El Yiyo brilla

 

El Yiyo.

Vuelvo a La calle Tientos de subidón: el que me produjo anoche la actuación de El Yiyo, flamenco de 16 años que aún no baila como los ángeles, pero que está en camino de hacerlo. Necesitaba algo de esperanza y él me la dio anoche. Se enfrentaba a Karime Amaya, descendiente de la mítica Carmen y mexicana flamenca por derecho propio. Actuaron en la Sala Apolo en un cara a cara que no fue tal, porque cada uno hizo su número y sólo se vieron al principio y al final en un conato de duelo en el que un jovencísimo bailaor dejó a una experimentada Karime en segundo plano.

Es posible que buena parte del público asistente piense de otro modo, a juzgar por los aplausos enfebrecidos que le dedicaron a las acrobacias de Karime, que zapatea como pocas son capaces de hacer. La resistencia y la potencia de esta mujer de cadera para abajo no tiene límites, le da a las plantas de sus pies de manera milagrosa durante largos ratos y con la misma potencia. Empezó suave, como queriendo callar las voces que dicen que zapatea demasiado, pero enseguida se convirtió en el volcán que es y que parece imposible controlar. Lo que hace Karime tiene un mérito indudable, pero le falta brazo, mover las manos, practica un baile demasiado centrado en las piernas que le quita protagonismo al resto de su cuerpo, que estoy segura da para mucho más.

El chico salió nervioso pero enseguida se templó. Le hizo falta que le cantara Sara Flores, (ya hablaré de ella otro día, esa mujer sí que es hembra oscura) para que se le soltara la cadera y empezara a sonreír y ahí, por alegrías, empezó a mover las manos como está llamado a hacerlo en un futuro: con modernidad que viene de antiguo, sin miedo, con plasticidad, con floritura. A él también le sobró taconeo brutal y le faltó quiebro en el cuerpo y regodeo. Pero sabe hacerlo, tiene cualidades, no sólo físicas, sino también de gusto, para llegar a filigranear con su cuerpo hasta donde le dé la gana.

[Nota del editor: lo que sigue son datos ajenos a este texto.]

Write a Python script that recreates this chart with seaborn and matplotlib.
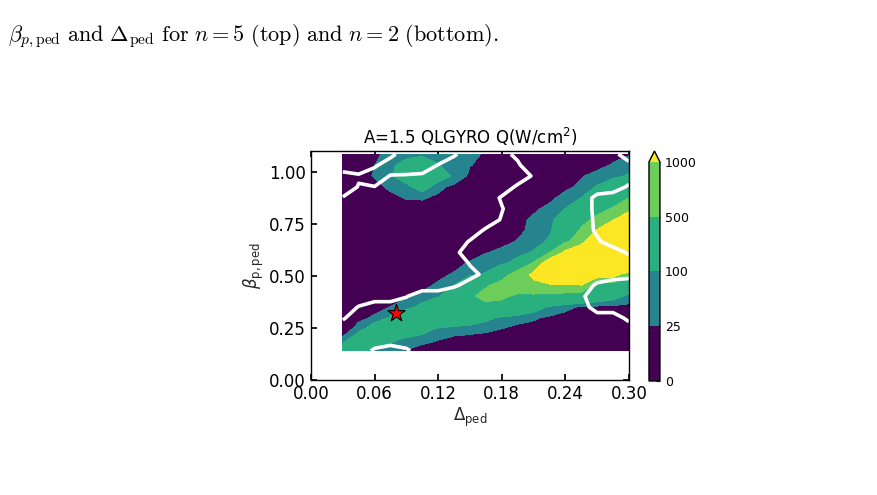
import numpy as np
import matplotlib
import matplotlib.pyplot as plt
import seaborn as sns

matplotlib.use("Agg")

# grid of the scan (pedestal width, pedestal poloidal beta)
delta_ped = [0.03, 0.045, 0.06, 0.075, 0.09, 0.105, 0.12, 0.135, 0.15, 0.165,
             0.18, 0.195, 0.21, 0.225, 0.24, 0.255, 0.27, 0.285, 0.30]
beta_ped = [0.14, 0.1925, 0.245, 0.2975, 0.35, 0.4025, 0.455, 0.5075, 0.56, 0.6125,
            0.665, 0.7175, 0.77, 0.8225, 0.875, 0.9275, 0.98, 1.0325, 1.085]

# QLGYRO heat flux Q (W/cm^2), one row per beta value (bottom to top)
q_flux = [
    [250, 150, 60, 40, 20, 5, 5, 5, 5, 5, 5, 5, 5, 5, 5, 5, 5, 5, 5],
    [35, 250, 300, 130, 60, 40, 26, 8, 5, 5, 5, 5, 5, 5, 5, 5, 5, 5, 5],
    [1, 42, 200, 300, 250, 160, 80, 55, 45, 35, 24, 5, 5, 5, 5, 5, 5, 5, 5],
    [5, 15, 32, 117, 250, 300, 300, 250, 200, 130, 75, 50, 32, 12, 5, 5, 5, 5, 5],
    [5, 5, 12, 26, 60, 146, 250, 350, 400, 350, 300, 250, 160, 80, 40, 15, 5, 5, 5],
    [5, 5, 5, 8, 18, 33, 90, 165, 420, 650, 600, 400, 400, 350, 300, 250, 200, 150, 70],
    [5, 5, 5, 5, 8, 15, 31, 105, 300, 450, 650, 800, 900, 950, 970, 990, 275, 250, 200],
    [5, 5, 5, 5, 5, 5, 15, 29, 70, 111, 300, 728, 1100, 1400, 1500, 1400, 1300, 1300, 550],
    [5, 5, 5, 5, 5, 5, 5, 12, 30, 55, 85, 133, 563, 1400, 1700, 1800, 1800, 1800, 3000],
    [5, 5, 5, 5, 5, 5, 5, 5, 5, 22, 37, 75, 109, 490, 1130, 1800, 2000, 2000, 2500],
    [5, 5, 5, 5, 5, 5, 5, 5, 5, 5, 12, 28, 70, 111, 450, 700, 2200, 2500, 2200],
    [5, 5, 5, 5, 5, 5, 5, 5, 5, 5, 5, 15, 37, 90, 165, 551, 1050, 1500, 1500],
    [5, 5, 5, 5, 5, 5, 5, 5, 5, 5, 5, 10, 35, 85, 141, 400, 576, 980, 1280],
    [5, 5, 5, 5, 5, 5, 5, 5, 5, 5, 5, 5, 15, 40, 102, 250, 400, 530, 900],
    [3, 3, 3, 12, 28, 30, 15, 5, 5, 5, 5, 5, 5, 10, 48, 102, 200, 300, 495],
    [3, 3, 10, 35, 70, 160, 40, 8, 5, 5, 5, 5, 5, 5, 10, 40, 110, 200, 250],
    [3, 10, 28, 90, 165, 240, 170, 80, 10, 5, 5, 5, 5, 5, 5, 20, 45, 70, 115],
    [3, 5, 24, 80, 140, 180, 105, 60, 28, 5, 5, 5, 5, 5, 5, 5, 5, 31, 60],
    [3, 5, 15, 40, 70, 80, 65, 50, 35, 20, 5, 5, 5, 5, 5, 5, 5, 5, 20],
]

# stability margin, the white curve is its zero level
margin = [
    [1, 1, -0.3, -1, -0.3, 1, 1, 1, 1, 1, 1, 1, 1, 1, 1, 1, 1, 1, 1],
    [1, 1, 1, 1, 1, 1, 1, 1, 1, 1, 1, 1, 1, 1, 1, 1, 1, 1, 1],
    [1, 1, 1, 1, 1, 1, 1, 1, 1, 1, 1, 1, 1, 1, 1, 1, 1, 1, 1],
    [-0.2, 1, 1, 1, 1, 1, 1, 1, 1, 1, 1, 1, 1, 1, 1, 1, 1, 1, -0.5],
    [-1, 0.1, 1, 1, 1, 1, 1, 1, 1, 1, 1, 1, 1, 1, 1, 1, -1, -1, -1],
    [-1, -1, -1, -1, -0.1, 1, 1, 1, 1, 1, 1, 1, 1, 1, 1, 0.3, -1, -1, -1],
    [-1, -1, -1, -1, -1, -1, -1, -0.2, 0.5, 1, 1, 1, 1, 1, 1, 1, -0.3, -1, -1],
    [-1, -1, -1, -1, -1, -1, -1, -1, -0.4, 0.3, 1, 1, 1, 1, 1, 1, 1, 1, 0.6],
    [-1, -1, -1, -1, -1, -1, -1, -1, 0.1, 1, 1, 1, 1, 1, 1, 1, 1, 1, 1],
    [-1, -1, -1, -1, -1, -1, -1, -0.5, 1, 1, 1, 1, 1, 1, 1, 1, 1, 1, -0.3],
    [-1, -1, -1, -1, -1, -1, -1, -1, 0.15, 1, 1, 1, 1, 1, 1, 1, 0.3, -1, -1],
    [-1, -1, -1, -1, -1, -1, -1, -1, -1, 0.3, 1, 1, 1, 1, 1, 1, -0.3, -1, -1],
    [-1, -1, -1, -1, -1, -1, -1, -1, -1, -1, 0.15, 1, 1, 1, 1, 1, -0.4, -1, -1],
    [-1, -1, -1, -1, -1, -1, -1, -1, -1, -1, -0.1, 1, 1, 1, 1, 1, -0.5, -1, -1],
    [-0.1, -1, -1, -1, -1, -1, -1, -1, -1, -1, 0.2, 1, 1, 1, 1, 1, -0.5, -1, -1],
    [1, -0.1, -0.05, -1, -1, -1, -1, -1, -1, -1, -1, 0.3, 1, 1, 1, 1, 1, 1, -0.3],
    [1, 0.2, 1, -0.1, -0.15, -0.3, -1, -1, -1, -1, -1, -1, 0.2, 1, 1, 1, 1, 1, 1],
    [-1.6, -1, -0.3, 1, 1, 1, -0.05, -1, -1, -1, -1, -0.2, 1, 1, 1, 1, 1, 1, 1],
    [-1, -1, -1, -0.5, 1, 1, 1, 0.25, -1, -1, -0.4, 0.3, 1, 1, 1, 1, 1, 1, -2],
]

q_levels = [0, 25, 100, 500, 1000]
q_tick_labels = ["0", "25", "100", "500", "1000"]
band_colors = ["#440154", "#25848e", "#2ab07f", "#6ccd5a", "#fde725"]

# experimental operating point
star_delta = [0.08]
star_beta = [0.322]

x_ticks = [0.00, 0.06, 0.12, 0.18, 0.24, 0.30]
y_ticks = [0.00, 0.25, 0.50, 0.75, 1.00]

caption = (r"$\beta_{p,\mathrm{ped}}\ \mathrm{and}\ \Delta_{\mathrm{ped}}\ \mathrm{for}\ "
           r"n = 5\ \mathrm{(top)\ and}\ n = 2\ \mathrm{(bottom).}$")

sns.set_theme(style="ticks")
plt.rcParams.update({
    "font.family": ["DejaVu Sans"],
    "axes.edgecolor": "black",
    "axes.linewidth": 1.0,
    "xtick.direction": "in",
    "ytick.direction": "in",
    "xtick.top": True,
    "ytick.right": True,
    "xtick.color": "black",
    "ytick.color": "black",
    "xtick.major.size": 4,
    "ytick.major.size": 4,
    "text.color": "black",
})

fig = plt.figure(figsize=(8.77, 4.95), dpi=100)
ax = fig.add_axes([0.3546, 0.2323, 0.3626, 0.4626])
cax = fig.add_axes([0.7400, 0.2303, 0.0125, 0.4646])

D, B = np.meshgrid(delta_ped, beta_ped)
Q = np.array(q_flux, dtype=float)
M = np.array(margin, dtype=float)

cs = ax.contourf(D, B, Q, levels=q_levels, colors=band_colors, extend="max")
ax.contour(D, B, M, levels=[0], colors="white", linewidths=2.6)
sns.scatterplot(x=star_delta, y=star_beta, marker="*", s=170, color="red",
                edgecolor="black", linewidth=0.8, ax=ax, zorder=5, legend=False)

ax.set_xlim(0, 0.30)
ax.set_ylim(0, 1.10)
ax.set_xticks(x_ticks)
ax.set_yticks(y_ticks)
ax.set_xticklabels([f"{t:.2f}" for t in x_ticks], fontsize=12)
ax.set_yticklabels([f"{t:.2f}" for t in y_ticks], fontsize=12)
ax.set_xlabel(r"$\Delta_{\rm ped}$", fontsize=12, labelpad=2)
ax.set_ylabel(r"$\beta_{\rm p,ped}$", fontsize=12, labelpad=2)
ax.set_title(r"A=1.5 QLGYRO Q(W/cm$^2$)", fontsize=12, pad=5)

cb = fig.colorbar(cs, cax=cax, ticks=q_levels)
cb.ax.set_yticklabels(q_tick_labels, fontsize=9)
cb.ax.tick_params(direction="in", length=3, width=0.8)
cb.outline.set_edgecolor("black")

fig.text(8 / 877, 1 - 41 / 495, caption, fontsize=16, ha="left", va="baseline",
         math_fontfamily="cm")

fig.savefig("out.png", dpi=100, facecolor="white")
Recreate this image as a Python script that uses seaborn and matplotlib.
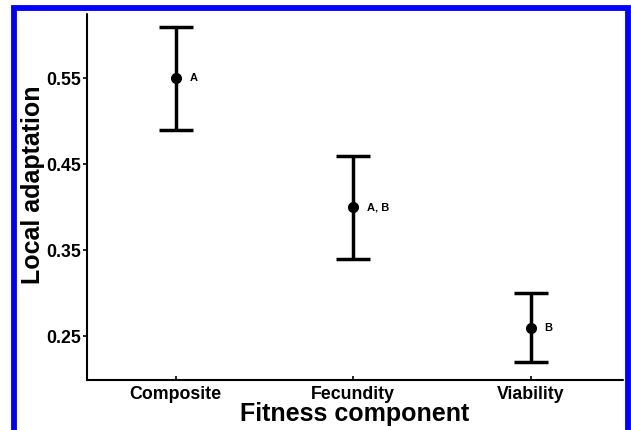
import matplotlib
matplotlib.use("Agg")
import matplotlib.pyplot as plt
from matplotlib.patches import Rectangle
import pandas as pd
import seaborn as sns

# Local adaptation estimates per fitness component
components = ["Composite", "Fecundity", "Viability"]
means = [0.55, 0.40, 0.26]
errors = [0.06, 0.06, 0.04]
groups = ["A", "A, B", "B"]
yticks = [0.25, 0.35, 0.45, 0.55]

df = pd.DataFrame({"component": components, "mean": means,
                   "err": errors, "group": groups})

sns.set_theme(style="ticks")
plt.rcParams["font.family"] = ["Liberation Sans", "DejaVu Sans"]
plt.rcParams["font.weight"] = "bold"
plt.rcParams["axes.labelcolor"] = "black"
plt.rcParams["text.color"] = "black"

W, H = 631, 430
fig = plt.figure(figsize=(W / 100, H / 100), dpi=100)
ax = fig.add_axes([87 / W, (H - 380) / H, (623 - 87) / W, (380 - 14) / H])

pos = list(range(len(df)))
ax.errorbar(pos, df["mean"], yerr=df["err"], fmt="none", ecolor="black",
            elinewidth=2.5, capsize=12.5, capthick=2.5, zorder=2)
sns.scatterplot(data=df, x="component", y="mean", ax=ax, color="black",
                s=64, edgecolor="black", linewidth=0, zorder=3, legend=False)

for x, (y, g) in zip(pos, zip(df["mean"], df["group"])):
    ax.annotate(g, (x, y), xytext=(10, 0), textcoords="offset points",
                ha="left", va="center", fontsize=8, fontweight="bold",
                color="black")

ax.set_xlim(-0.5, 2.52)
ax.set_ylim(0.199, 0.625)
ax.set_yticks(yticks)
ax.set_yticklabels([f"{v:.2f}" for v in yticks])

ax.set_xlabel("Fitness component", fontsize=18, fontweight="bold",
              color="black")
ax.set_ylabel("Local adaptation", fontsize=18, fontweight="bold",
              color="black")
ax.xaxis.set_label_coords(0.5, -0.06)
ax.yaxis.set_label_coords(-0.079, 0.534)

sns.despine(ax=ax)
for side in ("left", "bottom"):
    ax.spines[side].set_linewidth(1.5)
    ax.spines[side].set_color("black")
    ax.spines[side].set_capstyle("round")

ax.tick_params(axis="x", direction="in", length=3, width=1.2, pad=4,
               labelsize=12.8, colors="black")
ax.tick_params(axis="y", direction="out", length=3, width=1.2, pad=1.5,
               labelsize=12.8, colors="black")
for lab in ax.get_xticklabels() + ax.get_yticklabels():
    lab.set_fontweight("bold")

# blue frame around the figure
fig.patches.append(Rectangle((13.5 / W, -0.05), (628 - 13.5) / W,
                             (H - 8) / H + 0.05, transform=fig.transFigure,
                             fill=False, edgecolor="#0000ff", linewidth=4.2,
                             zorder=10))

fig.savefig("out.png", dpi=100)
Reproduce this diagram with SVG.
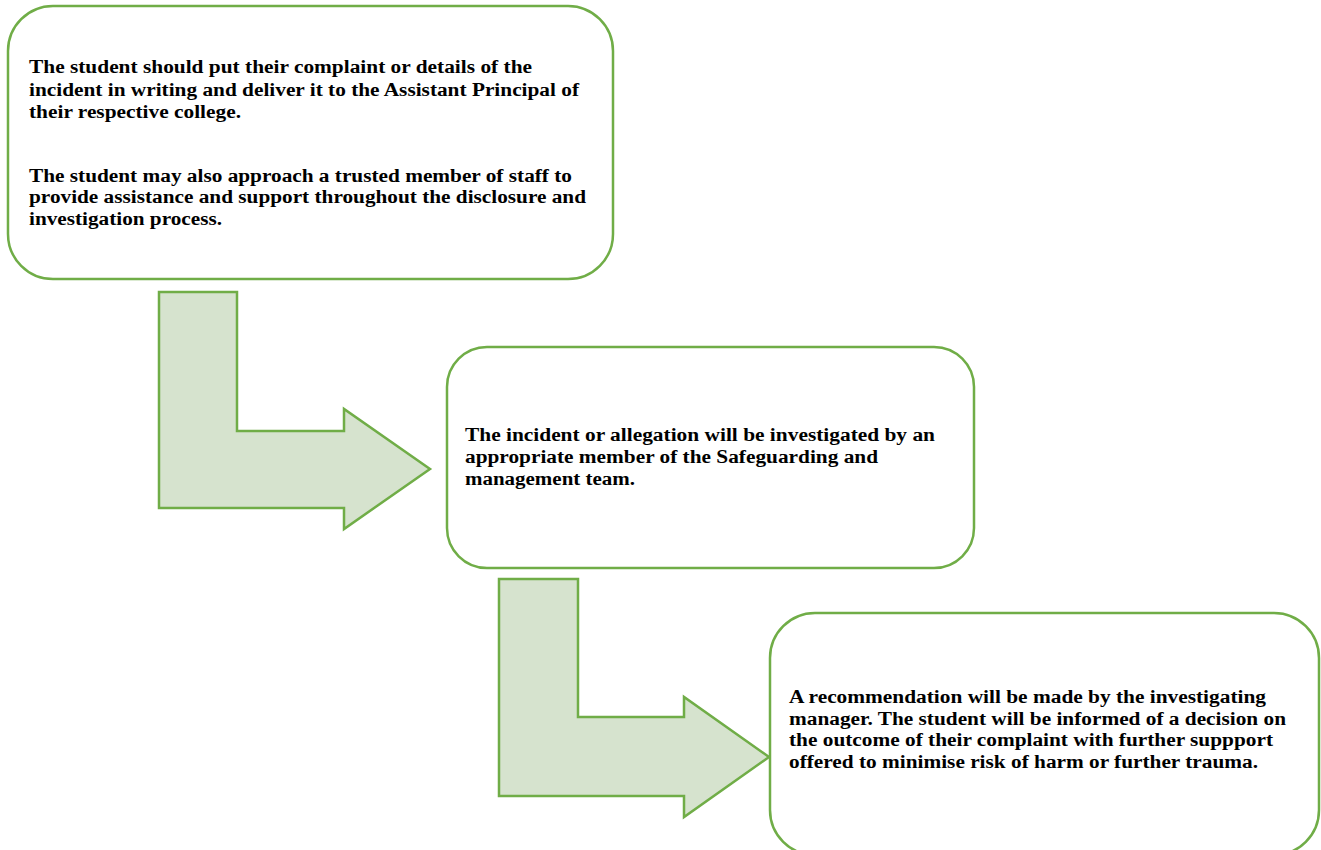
<svg xmlns="http://www.w3.org/2000/svg" width="1321" height="850" viewBox="0 0 1321 850">
<style>
.box{fill:#ffffff;stroke:#70AD47;stroke-width:2.5}
.arrow{fill:#D6E3CE;stroke:#70AD47;stroke-width:2.5;stroke-linejoin:miter}
.t{font-family:"Liberation Serif","Times New Roman",serif;font-weight:bold;font-size:18px;fill:#000000}
</style>
<rect width="1321" height="850" fill="#ffffff"/>
<g id="connectors">
<polygon class="arrow" points="159,292 237,292 237,431 344,431 344,409 430,469 344,529 344,508 159,508"/>
<polygon class="arrow" points="499,579 578,579 578,717 684,717 684,697 769,757 684,817 684,796 499,796"/>
</g>
<g id="node1">
<rect class="box" x="8" y="6" width="605" height="273" rx="45" ry="45"/>
<text class="t" x="29" y="73" textLength="503" lengthAdjust="spacingAndGlyphs">The student should put their complaint or details of the</text>
<text class="t" x="29" y="95.5" textLength="550" lengthAdjust="spacingAndGlyphs">incident in writing and deliver it to the Assistant Principal of</text>
<text class="t" x="29" y="117.5" textLength="212" lengthAdjust="spacingAndGlyphs">their respective college.</text>
<text class="t" x="29" y="181.5" textLength="543" lengthAdjust="spacingAndGlyphs">The student may also approach a trusted member of staff to</text>
<text class="t" x="29" y="203" textLength="557" lengthAdjust="spacingAndGlyphs">provide assistance and support throughout the disclosure and</text>
<text class="t" x="29" y="224.5" textLength="193" lengthAdjust="spacingAndGlyphs">investigation process.</text>
</g>
<g id="node2">
<rect class="box" x="447" y="347" width="527" height="221" rx="40" ry="40"/>
<text class="t" x="465" y="441" textLength="470" lengthAdjust="spacingAndGlyphs">The incident or allegation will be investigated by an</text>
<text class="t" x="465" y="463" textLength="413" lengthAdjust="spacingAndGlyphs">appropriate member of the Safeguarding and</text>
<text class="t" x="465" y="484.5" textLength="170" lengthAdjust="spacingAndGlyphs">management team.</text>
</g>
<g id="node3">
<rect class="box" x="770" y="613" width="549" height="242" rx="45" ry="45"/>
<text class="t" x="789" y="702.5" textLength="477" lengthAdjust="spacingAndGlyphs">A recommendation will be made by the investigating</text>
<text class="t" x="789" y="724.5" textLength="497" lengthAdjust="spacingAndGlyphs">manager. The student will be informed of a decision on</text>
<text class="t" x="789" y="746" textLength="484" lengthAdjust="spacingAndGlyphs">the outcome of their complaint with further suppport</text>
<text class="t" x="789" y="768" textLength="469" lengthAdjust="spacingAndGlyphs">offered to minimise risk of harm or further trauma.</text>
</g>
</svg>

El Yiyo ya sabe hacer lo que el público quiere y lo que espero después de verlo anoche es que pronto haga lo que está llamado a hacer. Tiene que estudiar, formarse y encontrar el punto que lo diferencie de los demás porque sería un pecado no hacerlo viendo las maneras que demuestra, los matices que se marca, casi a escondidas, los detalles exquisitos aún por pulir que pueden darle la gloria. Tuvo explosiones luminosas y enormemente bellas de genio y originalidad, imprescindibles para trascender. Si se aferra a ellas y las explota, llegará donde quiera, porque tiene ángel y un toque especial que no recuerda a nadie porque es solo suyo.

En cuanto al espectáculo, no hubo continuidad, los dos artistas se limitaron a hacer su número por separado y las dos veces que se encontraron no saltaron las chispas precisamente. Hubo demasiado palo alegre, todo sonaba a bulería, un error que cometen últimamente muchas compañías pero que parece ajustarse a lo que el público quiere. Pero todos dieron el callo, trabajaron bien y dieron la imagen de gente seria y organizada que a veces falta en otros espectáculos con más nombre.

Me siento obligada a hacerle un aparte a José Andrés Cortés, guitarrista sabio, abarcador y generoso. Por momentos tuve la tentación de dejar de mirar el espectáculo y cerrar los ojos para centrarme en lo que sus prodigiosos dedos hicieron anoche en el Apolo. Qué aplomo, qué buen gusto, qué cuajo y que tranquilidad en el escenario. ¡Anda que no sabe Rafael Amargo de quien rodearse! Por favor, si ven en algún sito que José Andrés actúa, vayan a verlo. Y no lleven peineta: se les caerá seguro.